Sure, those five free gigabytes may not be enough, but you can get extra storage. For example, paying 10 dollars per month gives 2 terabytes, and one dollar gives 50 gigabytes, which should be more than enough.

Find the iCloud tab in System Preferences and sign in with your Apple ID. There will be an Options box next to iCloud Drive (also, make sure that the box on the left is ticked). From here, you can copy and paste folders or separate files from your MacBook to iCloud. 

Backing up files on iCloud also means that you can access the data on another Apple device. If you have an iPhone or an iPad, you can sync the devices with your iCloud account and make things easier for yourself.
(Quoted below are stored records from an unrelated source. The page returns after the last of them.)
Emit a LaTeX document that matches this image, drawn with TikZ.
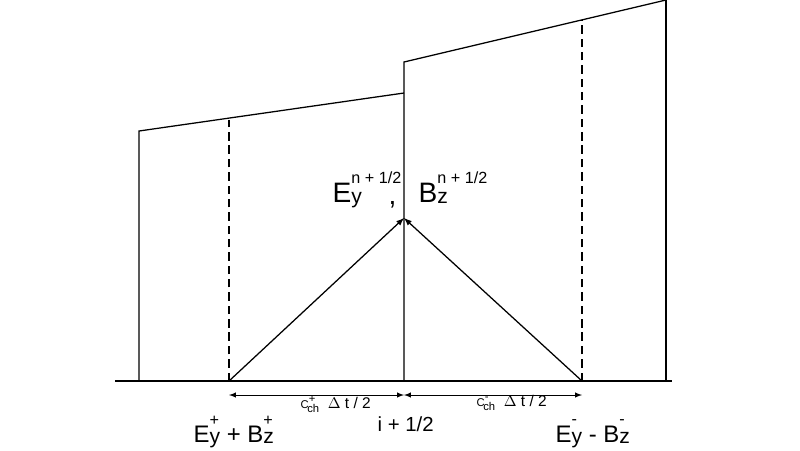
\documentclass[tikz,border=0pt]{standalone}
\usepackage{fontspec}
\setmainfont{Liberation Sans}

\newcommand{\supsz}{\fontsize{11.5}{14}\selectfont}
\newcommand{\subsz}{\fontsize{15}{18}\selectfont}
\newcommand{\tinysz}{\fontsize{8}{9}\selectfont}
% field with lower and upper index: #1 letter, #2 sub, #3 sup, #4 raise of sup
\newcommand{\fld}[4]{#1\ooalign{\raisebox{-1pt}{\subsz #2}\cr\raisebox{#4}{\supsz #3}\cr}}
% characteristic speed label
\newcommand{\cch}[1]{{\tinysz C}\ooalign{\raisebox{4pt}{\tinysz #1}\cr\raisebox{-3.5pt}{\hspace{-1pt}\tinysz ch}\cr}\ \ $\Delta$ t / 2}

\begin{document}
\begin{tikzpicture}[>=latex, x=0.025cm, y=-0.025cm, line width=0.9pt]
        \useasboundingbox (0,0) rectangle (800,450);
        \tikzset{lbl/.style={anchor=base west, inner sep=0pt, font=\fontsize{20}{24}\selectfont}}
        \tikzset{lblsm/.style={lbl, font=\fontsize{17}{20}\selectfont}}

        % base line and cell walls
        \coordinate (axL) at (115,381);
        \coordinate (axR) at (672,381);
        \coordinate (wL) at (139,381);
        \coordinate (wM) at (404,381);
        \coordinate (wR) at (666,381);
        \coordinate (tL) at (139,131);
        \coordinate (tML) at (404,93);
        \coordinate (tMR) at (404,62);
        \coordinate (tR) at (666,0);
        \draw (axL) -- (axR);
        \draw (wL) -- (tL) -- (tML);
        \draw (wM) -- (tMR) -- (tR);
        \draw (wR) -- (tR);

        % characteristic feet
        \coordinate (fP) at (229,381);
        \coordinate (fM) at (582,381);
        \coordinate (top) at (404,218);
        \draw[dash pattern=on 6pt off 3.5pt] (fP) -- (229,120);
        \draw[dash pattern=on 6pt off 3.5pt] (fM) -- (582,20);
        \draw[->] (fP) -- (top);
        \draw[->] (fM) -- (top);

        % half time step spans
        \coordinate (dP) at (229,395);
        \coordinate (dC) at (404,395);
        \coordinate (dM) at (582,395);
        \draw[<->, line width=0.7pt] (dP) -- (dC);
        \draw[<->, line width=0.7pt] (dC) -- (dM);

        \node[anchor=base west, inner sep=0pt, font=\fontsize{11}{13}\selectfont] (cP) at (300,408) {\cch{+}};
        \node[anchor=base west, inner sep=0pt, font=\fontsize{11}{13}\selectfont] (cM) at (476,406) {\cch{-}};
        \node[lbl, font=\fontsize{14.5}{17}\selectfont] (ih) at (377,431) {i + 1/2};

        \node[lbl] (Ey) at (332,202) {\fld{E}{y}{n + 1/2}{13pt}};
        \node[lbl] (cm) at (388,204) {,};
        \node[lbl] (Bz) at (418,202) {\fld{B}{z}{n + 1/2}{13pt}};

        \node[lblsm] (sP) at (193,442) {\fld{E}{y}{+}{12pt} + \fld{B}{z}{+}{12pt}};
        \node[lblsm] (sM) at (555,442) {\fld{E}{y}{-}{12.5pt} - \fld{B}{z}{-}{12.5pt}};
    \end{tikzpicture}
\end{document}
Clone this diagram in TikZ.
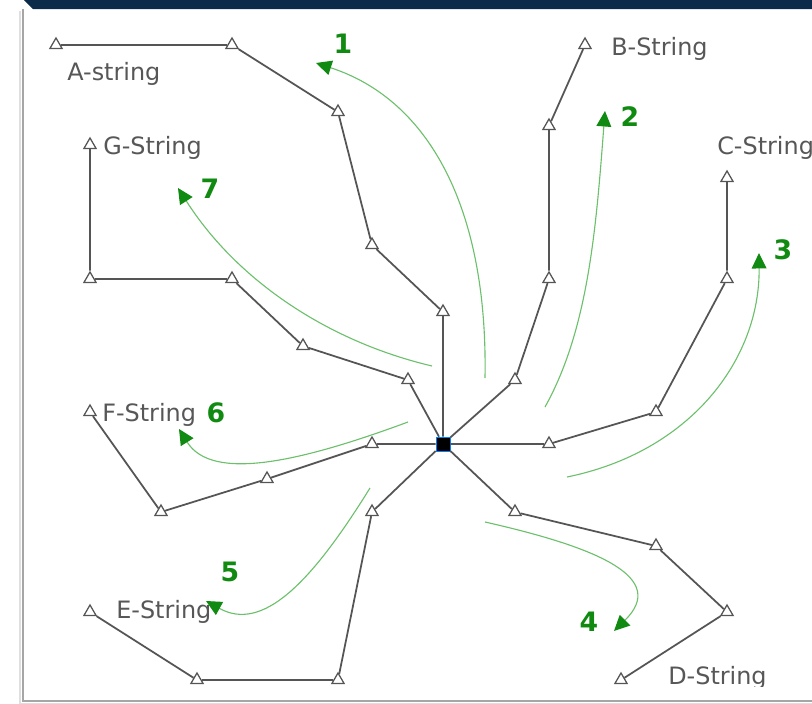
\documentclass[tikz,border=0pt]{standalone}
\usepackage{fontspec}
\setmainfont{DejaVu Sans}
\usetikzlibrary{shapes.geometric}
\usetikzlibrary{arrows.meta}
\definecolor{wire}{HTML}{555555}
\definecolor{ink}{HTML}{575757}
\definecolor{flowline}{HTML}{6CC06C}
\definecolor{flowhead}{HTML}{118A11}
\definecolor{navy}{HTML}{0C2B4B}

\begin{document}
\begin{tikzpicture}[x=0.025cm,y=-0.025cm,
  tri/.style={shape=regular polygon,regular polygon sides=3,draw=wire,line width=0.9pt,minimum size=10pt,inner sep=0pt},
  hub/.style={shape=rectangle,fill=black,draw=blue!50!cyan,line width=0.4pt,minimum size=10pt,inner sep=0pt},
  wireline/.style={draw=wire,line width=1.25pt},
  tag/.style={text=ink,anchor=base west,inner sep=0pt,font=\fontsize{17}{20}\selectfont},
  num/.style={text=flowhead,inner sep=0pt,font=\fontsize{19}{22}\selectfont\bfseries},
  flow/.style={draw=flowline,line width=0.8pt,-{Triangle[length=11pt,width=10.5pt,color=flowhead]}}]
\useasboundingbox (0,0) rectangle (812,704);
\fill[navy] (24,0) -- (812,0) -- (812,9) -- (33,9) -- cycle;
\draw[gray!25,line width=2pt] (20,11) -- (20,704) -- (812,704);
\draw[gray!70,line width=1.1pt] (23,9) -- (23,701) -- (812,701);
\begin{scope}
\clip (24,10) rectangle (812,686);
\node[hub] (O) at (443,444) {};
\node[tri] (A1) at (443,312) {};
\node[tri] (A2) at (372,245) {};
\node[tri] (A3) at (338,112) {};
\node[tri] (A4) at (232,45) {};
\node[tri] (A5) at (56,45) {};
\node[tri] (B1) at (515,380) {};
\node[tri] (B2) at (549,279) {};
\node[tri] (B3) at (549,126) {};
\node[tri] (B4) at (585,45) {};
\node[tri] (C1) at (549,444) {};
\node[tri] (C2) at (656,412) {};
\node[tri] (C3) at (727,279) {};
\node[tri] (C4) at (727,178) {};
\node[tri] (D1) at (515,512) {};
\node[tri] (D2) at (656,546) {};
\node[tri] (D3) at (727,612) {};
\node[tri] (D4) at (621,680) {};
\node[tri] (E1) at (372,512) {};
\node[tri] (E2) at (338,680) {};
\node[tri] (E3) at (197,680) {};
\node[tri] (E4) at (90,612) {};
\node[tri] (F1) at (372,444) {};
\node[tri] (F2) at (267,479) {};
\node[tri] (F3) at (161,512) {};
\node[tri] (F4) at (90,412) {};
\node[tri] (G1) at (408,380) {};
\node[tri] (G2) at (303,346) {};
\node[tri] (G3) at (232,279) {};
\node[tri] (G4) at (90,279) {};
\node[tri] (G5) at (90,145) {};
\draw[wireline] (O) -- (A1) -- (A2) -- (A3) -- (A4) -- (A5);
\draw[wireline] (O) -- (B1) -- (B2) -- (B3) -- (B4);
\draw[wireline] (O) -- (C1) -- (C2) -- (C3) -- (C4);
\draw[wireline] (O) -- (D1) -- (D2) -- (D3) -- (D4);
\draw[wireline] (O) -- (E1) -- (E2) -- (E3) -- (E4);
\draw[wireline] (O) -- (F1) -- (F2) -- (F3) -- (F4);
\draw[wireline] (O) -- (G1) -- (G2) -- (G3) -- (G4) -- (G5);
\node[tag] (LA) at (67,80) {A-string};
\node[tag] (LB) at (611,55) {B-String};
\node[tag] (LC) at (717,154) {C-String};
\node[tag] (LD) at (668,684) {D-String};
\node[tag] (LE) at (116,618) {E-String};
\node[tag] (LF) at (102,421) {F-String};
\node[tag] (LG) at (103,154) {G-String};
\coordinate (s1) at (485,378);
\coordinate (e1) at (316,63);
\coordinate (s2) at (545,407);
\coordinate (e2) at (605,111);
\coordinate (s3) at (567,477);
\coordinate (e3) at (759,253);
\coordinate (s4) at (485,522);
\coordinate (e4) at (614,631);
\coordinate (s5) at (370,488);
\coordinate (e5) at (206,601);
\coordinate (s6) at (408,422);
\coordinate (e6) at (179,429);
\coordinate (s7) at (432,366);
\coordinate (e7) at (178,188);
\draw[flow] (s1) .. controls (488,210) and (430,100) .. (e1);
\draw[flow] (s2) .. controls (588,330) and (596,230) .. (e2);
\draw[flow] (s3) .. controls (690,452) and (760,360) .. (e3);
\draw[flow] (s4) .. controls (600,548) and (668,578) .. (e4);
\draw[flow] (s5) .. controls (310,585) and (262,632) .. (e5);
\draw[flow] (s6) .. controls (300,462) and (212,482) .. (e6);
\draw[flow] (s7) .. controls (330,342) and (238,282) .. (e7);
\node[num] (N1) at (343,44) {1};
\node[num] (N2) at (630,117) {2};
\node[num] (N3) at (783,250) {3};
\node[num] (N4) at (589,622) {4};
\node[num] (N5) at (230,572) {5};
\node[num] (N6) at (216,413) {6};
\node[num] (N7) at (210,189) {7};
\end{scope}
\end{tikzpicture}
\end{document}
Finally, it is worth mentioning that even when iCloud is the default cloud service for macOS, you can also consider using Dropbox, Google Drive, and other cloud storage services if you feel like doing so.

Final Thoughts

To sum it all up, knowing how to back up data using either iCloud or Time Machine should be enough to get you started if you have not bothered creating your Mac file copies.

The two methods are different. For Time Machine, you will need to invest in an external hard drive, but iCloud would require a monthly fee if five gigabytes of free storage is not enough.

Regardless, spending some money to have a safe backup of the computer files is a good investment, and it is worth backing up files on both iCloud and Time Machine to give yourself extra peace of mind.